▶ REQUIRED TASK: Every line from the start of the entries up to and including the one bearing "gradient_bar(ax, y - h" must be printed verbatim, without the pictures.

▶ INFORMATION PROVIDED:
◆ ◆ ◆ ◆

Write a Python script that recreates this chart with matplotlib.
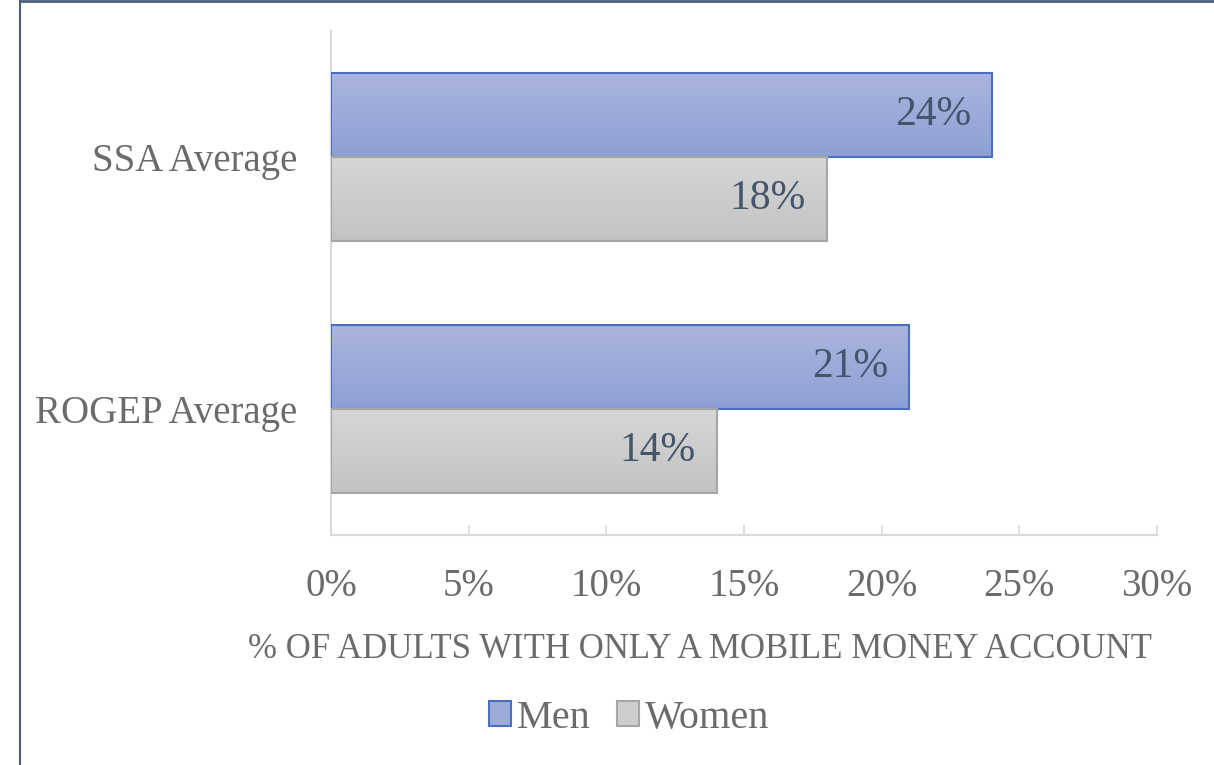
import matplotlib.pyplot as plt
import numpy as np
from matplotlib.patches import Patch
from matplotlib.lines import Line2D
from matplotlib.colors import LinearSegmentedColormap

# Data
categories = ['ROGEP Average', 'SSA Average']
men = [21, 24]
women = [14, 18]

plt.rcParams['font.family'] = ['Liberation Serif', 'DejaVu Serif']

fig = plt.figure(figsize=(12.14, 7.65), dpi=100)
ax = fig.add_axes([0.2727, 0.3007, 0.6804, 0.6588])

y = np.arange(len(categories))
h = 1 / 3


def gradient_bar(ax, ypos, val, top, bottom, edge):
    bars = ax.barh(ypos, val, height=h, color='none', edgecolor=edge, linewidth=1.5, zorder=3)
    cmap = LinearSegmentedColormap.from_list('g', [top, bottom])
    grad = np.linspace(0, 1, 64).reshape(-1, 1)
    for b in bars:
        x0, y0 = b.get_x(), b.get_y()
        im = ax.imshow(grad, cmap=cmap, aspect='auto', origin='upper',
                       extent=[x0, x0 + b.get_width(), y0, y0 + b.get_height()], zorder=2)
        im.set_clip_path(b)
    return bars


gradient_bar(ax, y + h / 2, men, '#aab5de', '#8ea0d4', '#4a6fc1')
gradient_bar(ax, y - h / 2, women, '#d6d6d6', '#c3c3c3', '#a6a6a6')

# data labels inside bar ends
for v, yy in zip(men, y + h / 2):
    ax.text(v - 0.75, yy, f'{v}%', ha='right', va='center', fontsize=30, color='#44546a', zorder=4)
for v, yy in zip(women, y - h / 2):
    ax.text(v - 0.75, yy, f'{v}%', ha='right', va='center', fontsize=30, color='#44546a', zorder=4)

ax.set_xlim(0, 30)
ax.set_ylim(-0.5, 1.5)
ax.set_xticks(range(0, 31, 5))
ax.set_xticklabels([f'{t}%' for t in range(0, 31, 5)])
ax.set_yticks(y)
ax.set_yticklabels(categories)
ax.tick_params(axis='x', direction='in', length=7, width=1.2, color='#d9d9d9',
               labelsize=28, labelcolor='#6b6b6b', pad=24)
ax.tick_params(axis='y', length=0, labelsize=28, labelcolor='#6b6b6b', pad=24)
for s in ['top', 'right']:
    ax.spines[s].set_visible(False)
for s in ['left', 'bottom']:
    ax.spines[s].set_color('#d9d9d9')
    ax.spines[s].set_linewidth(1.5)

ax.set_xlabel('% OF ADULTS WITH ONLY A MOBILE MONEY ACCOUNT', fontsize=25,
              color='#6b6b6b')
ax.xaxis.set_label_coords(0.447, -0.195)

handles = [Patch(facecolor='#9dabd9', edgecolor='#4a6fc1', linewidth=1.5, label='Men'),
           Patch(facecolor='#cdcdcd', edgecolor='#a6a6a6', linewidth=1.5, label='Women')]
leg = fig.legend(handles=handles, loc='center', bbox_to_anchor=(0.518, 0.061), ncol=2,
                 frameon=False, fontsize=29, handlelength=0.55, handleheight=0.55,
                 handletextpad=0.15, columnspacing=0.65)
for t in leg.get_texts():
    t.set_color('#6b6b6b')

# border lines of the chart frame
fig.add_artist(Line2D([20 / 1214, 20 / 1214], [0, 1], transform=fig.transFigure,
                      color='#4f5f7a', linewidth=1.5))
fig.add_artist(Line2D([20 / 1214, 1], [0.999, 0.999], transform=fig.transFigure,
                      color='#4f5f7a', linewidth=2))

fig.savefig('out.png', dpi=100)
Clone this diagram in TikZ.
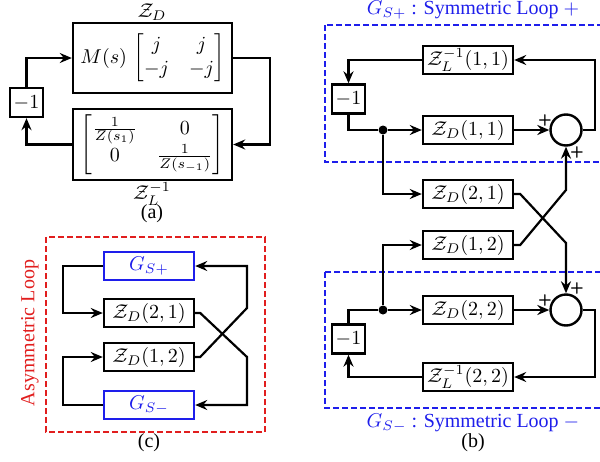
\documentclass[tikz,border=0pt]{standalone}
\usepackage{amsmath}
\usepackage[no-math]{fontspec}
\setmainfont{Liberation Serif}
\usetikzlibrary{arrows.meta}
\definecolor{loopblue}{RGB}{30,30,235}
\definecolor{loopred}{RGB}{225,30,30}
\tikzset{
  >={Stealth[length=6pt,width=5pt,inset=2pt]},
  blk/.style={draw,line width=1.2pt,inner sep=1pt,minimum width=45pt,minimum height=14pt},
  neg/.style={draw,line width=1.2pt,inner sep=1pt,minimum width=16.5pt,minimum height=14.5pt},
  sumnode/.style={draw,circle,line width=1.2pt,minimum size=15.5pt,inner sep=0pt},
  dotnode/.style={circle,fill,inner sep=0pt,minimum size=4.5pt},
  sgn/.style={font=\sffamily\bfseries\footnotesize,inner sep=0pt},
  lab/.style={inner sep=0.5pt},
  wire/.style={line width=1.1pt},
  frameb/.style={draw=loopblue,line width=0.8pt,dash pattern=on 3pt off 1.5pt},
  framer/.style={draw=loopred,line width=0.8pt,dash pattern=on 3pt off 1.5pt}
}
\begin{document}
\begin{tikzpicture}[x=0.5pt,y=-0.5pt]
    \useasboundingbox (0,0) rectangle (600,461);
    % (a)
    \node[blk,minimum width=79.5pt,minimum height=35pt] (ZD) at (152.5,58) {$M(s)\,\begin{bmatrix} j & j\\ -j & -j\end{bmatrix}$};
    \node[blk,minimum width=79.5pt,minimum height=35.5pt] (ZL) at (152.5,144.5) {$\begin{bmatrix} \frac{1}{Z(s_1)} & 0\\ 0 & \frac{1}{Z(s_{-1})}\end{bmatrix}$};
    \node[neg] (ma) at (26.5,102.5) {$-1$};
    \node[lab] (ZDlab) at (152,12) {$\mathcal{Z}_D$};
    \node[lab] (ZLlab) at (152,194) {$\mathcal{Z}_L^{-1}$};
    \node[lab] (capa) at (152,214) {(a)};
    \draw[wire,->] (ma.north) |- (ZD.west);
    \draw[wire,->] (ZD.east) -- ++(37,0) |- (ZL.east);
    \draw[wire,->] (ZL.west) -| (ma.south);
    % (b)
    \draw[frameb] (325,25) rectangle (606,162);
    \draw[frameb] (325,272) rectangle (606,408);
    \node[lab,text=loopblue] (tp) at (473,10) {$G_{S+}$ : Symmetric Loop $+$};
    \node[lab,text=loopblue] (tm) at (473,423) {$G_{S-}$ : Symmetric Loop $-$};
    \node[lab] (capb) at (473,443) {(b)};
    \node[blk] (ZL11) at (468,60) {$\mathcal{Z}_L^{-1}(1,1)$};
    \node[blk] (ZD11) at (468,130) {$\mathcal{Z}_D(1,1)$};
    \node[blk] (ZD21) at (468,194) {$\mathcal{Z}_D(2,1)$};
    \node[blk] (ZD12) at (468,245) {$\mathcal{Z}_D(1,2)$};
    \node[blk] (ZD22) at (468,310) {$\mathcal{Z}_D(2,2)$};
    \node[blk] (ZL22) at (468,377) {$\mathcal{Z}_L^{-1}(2,2)$};
    \node[neg] (mp) at (348.5,99) {$-1$};
    \node[neg] (mm) at (348.5,339) {$-1$};
    \node[sumnode] (sp) at (566,130) {};
    \node[sumnode] (sm) at (566,310) {};
    \node[dotnode] (dp) at (383,130) {};
    \node[dotnode] (dm) at (383,310) {};
    \node[sgn] (sp1) at (545,120) {+};
    \node[sgn] (sp2) at (577,152) {+};
    \node[sgn] (sm1) at (545,300) {+};
    \node[sgn] (sm2) at (577,288) {+};
    \coordinate (k1) at (566,190);
    \coordinate (k2) at (566,243);
    \draw[wire,->] (sp.east) -- ++(12,0) |- (ZL11.east);
    \draw[wire,->] (ZL11.west) -| (mp.north);
    \draw[wire] (mp.south) |- (dp);
    \draw[wire,->] (dp) -- (ZD11.west);
    \draw[wire,->] (ZD11.east) -- (sp.west);
    \draw[wire,->] (dp) |- (ZD21.west);
    \draw[wire,->] (ZD21.east) -- ++(6,0) -- (k2) -- (sm.north);
    \draw[wire,->] (ZD12.east) -- ++(6,0) -- (k1) -- (sp.south);
    \draw[wire,->] (dm) |- (ZD12.west);
    \draw[wire] (mm.north) |- (dm);
    \draw[wire,->] (dm) -- (ZD22.west);
    \draw[wire,->] (ZD22.east) -- (sm.west);
    \draw[wire,->] (sm.east) -- ++(12,0) |- (ZL22.east);
    \draw[wire,->] (ZL22.west) -| (mm.south);
    % (c)
    \draw[framer] (46,237) rectangle (265,432);
    \node[lab,text=loopred,rotate=90] (asym) at (30,333) {Asymmetric Loop};
    \node[lab] (capc) at (149,443) {(c)};
    \node[blk,draw=loopblue,text=loopblue] (GSp) at (149,266) {$G_{S+}$};
    \node[blk] (Zc21) at (149,313) {$\mathcal{Z}_D(2,1)$};
    \node[blk] (Zc12) at (149,357) {$\mathcal{Z}_D(1,2)$};
    \node[blk,draw=loopblue,text=loopblue] (GSm) at (149,405) {$G_{S-}$};
    \coordinate (c1) at (247,308);
    \coordinate (c2) at (247,357);
    \draw[wire,->] (GSp.west) -- ++(-40,0) |- (Zc21.west);
    \draw[wire,->] (GSm.west) -- ++(-40,0) |- (Zc12.west);
    \draw[wire,->] (Zc21.east) -- ++(5,0) -- (c2) |- (GSm.east);
    \draw[wire,->] (Zc12.east) -- ++(5,0) -- (c1) |- (GSp.east);
\end{tikzpicture}
\end{document}
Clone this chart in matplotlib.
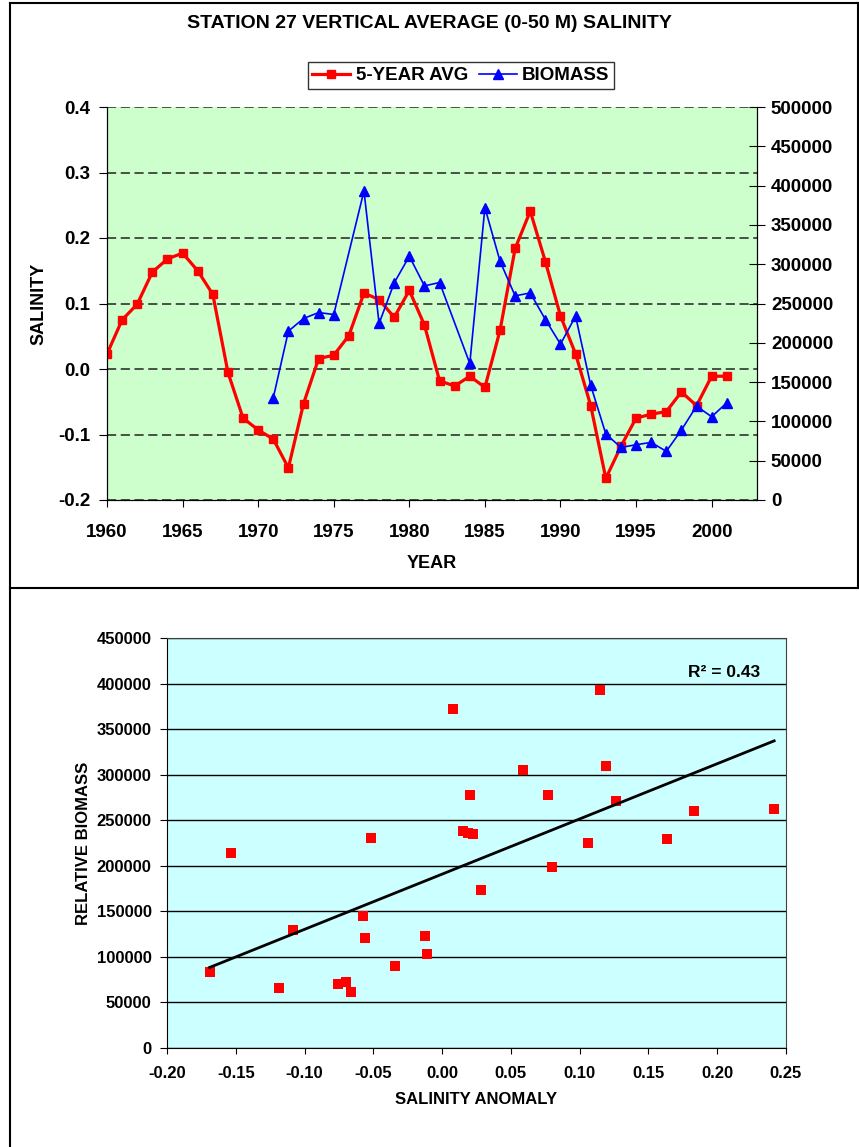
import numpy as np
import matplotlib
matplotlib.use("Agg")
import matplotlib.pyplot as plt
from matplotlib.lines import Line2D
from matplotlib.ticker import MultipleLocator, FormatStrFormatter

plt.rcParams['font.family'] = ['Liberation Sans', 'DejaVu Sans']
plt.rcParams['font.weight'] = 'bold'

# --- top chart: 5-year average salinity and biomass ---
years = list(range(1960, 2002))
sal_avg = [0.023, 0.075, 0.099, 0.148, 0.168, 0.177, 0.150, 0.114, -0.005, -0.075,
           -0.093, -0.107, -0.151, -0.053, 0.016, 0.021, 0.051, 0.116, 0.106, 0.079,
           0.120, 0.067, -0.018, -0.026, -0.011, -0.028, 0.059, 0.184, 0.241, 0.164,
           0.081, 0.023, -0.056, -0.167, -0.118, -0.075, -0.069, -0.065, -0.035, -0.056,
           -0.011, -0.011]
bio_years = [1971, 1972, 1973, 1974, 1975, 1977, 1978, 1979, 1980, 1981, 1982,
             1984, 1985, 1986, 1987, 1988, 1989, 1990, 1991, 1992, 1993, 1994,
             1995, 1996, 1997, 1998, 1999, 2000, 2001]
biomass = [130000, 214800, 230900, 238500, 236000, 393200, 224600, 276300, 310100,
           272400, 276700, 173700, 372000, 303800, 259700, 263500, 229600, 198300,
           233900, 145800, 83900, 66900, 70300, 73300, 61900, 89000, 119500, 105900,
           123700]

# --- bottom chart: salinity anomaly vs relative biomass ---
sal_anom = [-0.169, -0.1535, -0.1186, -0.1084, -0.0757, -0.0699, -0.0663, -0.0576,
            -0.0559, -0.0517, -0.0343, -0.0125, -0.0110, 0.0078, 0.0151, 0.0185,
            0.0223, 0.0204, 0.0282, 0.0587, 0.0771, 0.0800, 0.1062, 0.1149, 0.1190,
            0.1263, 0.1636, 0.1832, 0.2414]
rel_bio = [83300, 214400, 65400, 129700, 69800, 72700, 61700, 144700, 120200, 230900,
           89500, 122400, 103700, 372600, 238500, 236400, 235300, 277600, 173900,
           305000, 277600, 198700, 225400, 393100, 309800, 271000, 229800, 260100,
           262300]

W, H = 859, 1147
fig = plt.figure(figsize=(W / 100, H / 100), dpi=100)

def fx(px):
    return px / W

def fy(py):
    return 1 - py / H

# frames around the two chart objects
for xs, ys in [([10, 10], [3, H]), ([10, 858], [3, 3]), ([858, 858], [3, 588]),
               ([10, W], [588, 588])]:
    fig.add_artist(Line2D([fx(x) for x in xs], [fy(y) for y in ys],
                          color='black', lw=1.5))

# ---------- top ----------
ax = fig.add_axes([fx(107), fy(500), fx(650), 393 / H])
ax.set_facecolor('#CCFFCC')
l1, = ax.plot(years, sal_avg, color='#FF0000', lw=2.3, marker='s', ms=6,
              label='5-YEAR AVG', zorder=3)
ax.set_xlim(1960, 2003)
ax.set_ylim(-0.2, 0.4)
ax.yaxis.set_major_locator(MultipleLocator(0.1))
ax.yaxis.set_major_formatter(FormatStrFormatter('%.1f'))
ax.xaxis.set_major_locator(MultipleLocator(5))
ax.grid(axis='y', color='#222222', ls=(0, (6, 3)), lw=1.1)
ax.spines['top'].set_visible(False)
ax.tick_params(axis='y', direction='out', length=6, pad=6, labelsize=13.5)
ax.tick_params(axis='x', direction='out', length=5, pad=12, labelsize=13.5)
ax.set_xlabel('YEAR', fontsize=13, fontweight='bold', labelpad=10)
ax.set_ylabel('SALINITY', fontsize=13, fontweight='bold', labelpad=8)

ax2 = ax.twinx()
l2, = ax2.plot(bio_years, biomass, color='#0000FF', lw=1.2, marker='^', ms=7,
               label='BIOMASS')
ax2.set_ylim(0, 500000)
ax2.yaxis.set_major_locator(MultipleLocator(50000))
ax2.spines['top'].set_visible(False)
ax2.tick_params(axis='y', direction='inout', length=12, pad=4, labelsize=13.5)

fig.text(0.5, fy(23), 'STATION 27 VERTICAL AVERAGE (0-50 M) SALINITY',
         ha='center', va='center', fontsize=14, fontweight='bold')
leg = fig.legend(handles=[l1, l2], loc='center', ncol=2,
                 bbox_to_anchor=(fx(461), fy(75.5)), fontsize=13.5, frameon=True,
                 fancybox=False, edgecolor='black', borderpad=0.25,
                 handlelength=2.0, handletextpad=0.3, columnspacing=0.6)
leg.get_frame().set_linewidth(1.0)

# ---------- bottom ----------
bx = fig.add_axes([fx(167), fy(1048), fx(619), 410 / H])
bx.set_facecolor('#CCFFFF')
bx.scatter(sal_anom, rel_bio, marker='s', s=45, color='#FF0000', zorder=3,
           linewidths=0)
slope, icpt = np.polyfit(sal_anom, rel_bio, 1)
tx = np.array([min(sal_anom), max(sal_anom)])
bx.plot(tx, slope * tx + icpt, color='black', lw=2, zorder=4)
bx.set_xlim(-0.2, 0.25)
bx.set_ylim(0, 450000)
bx.xaxis.set_major_locator(MultipleLocator(0.05))
bx.xaxis.set_major_formatter(FormatStrFormatter('%.2f'))
bx.yaxis.set_major_locator(MultipleLocator(50000))
bx.grid(axis='y', color='black', lw=1.0)
bx.set_axisbelow(True)
for s in ['top', 'right']:
    bx.spines[s].set_color('#404040')
bx.tick_params(axis='y', direction='out', length=5, pad=6, labelsize=12)
bx.tick_params(axis='x', direction='out', length=4, pad=9, labelsize=12)
bx.set_xlabel('SALINITY ANOMALY', fontsize=12, fontweight='bold', labelpad=8)
bx.set_ylabel('RELATIVE BIOMASS', fontsize=12, fontweight='bold', labelpad=4)
bx.text(0.231, 412000, 'R² = 0.43', ha='right', va='center', fontsize=12.5,
        fontweight='bold')

fig.savefig('out.png', dpi=100)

◆ ◆ ◆ ◆

▶ REPLY TO THE EXERCISE:
Write a Python script that recreates this chart with matplotlib.
import matplotlib.pyplot as plt
import numpy as np
from matplotlib.patches import Patch
from matplotlib.lines import Line2D
from matplotlib.colors import LinearSegmentedColormap

# Data
categories = ['ROGEP Average', 'SSA Average']
men = [21, 24]
women = [14, 18]

plt.rcParams['font.family'] = ['Liberation Serif', 'DejaVu Serif']

fig = plt.figure(figsize=(12.14, 7.65), dpi=100)
ax = fig.add_axes([0.2727, 0.3007, 0.6804, 0.6588])

y = np.arange(len(categories))
h = 1 / 3


def gradient_bar(ax, ypos, val, top, bottom, edge):
    bars = ax.barh(ypos, val, height=h, color='none', edgecolor=edge, linewidth=1.5, zorder=3)
    cmap = LinearSegmentedColormap.from_list('g', [top, bottom])
    grad = np.linspace(0, 1, 64).reshape(-1, 1)
    for b in bars:
        x0, y0 = b.get_x(), b.get_y()
        im = ax.imshow(grad, cmap=cmap, aspect='auto', origin='upper',
                       extent=[x0, x0 + b.get_width(), y0, y0 + b.get_height()], zorder=2)
        im.set_clip_path(b)
    return bars


gradient_bar(ax, y + h / 2, men, '#aab5de', '#8ea0d4', '#4a6fc1')
gradient_bar(ax, y - h / 2, women, '#d6d6d6', '#c3c3c3', '#a6a6a6')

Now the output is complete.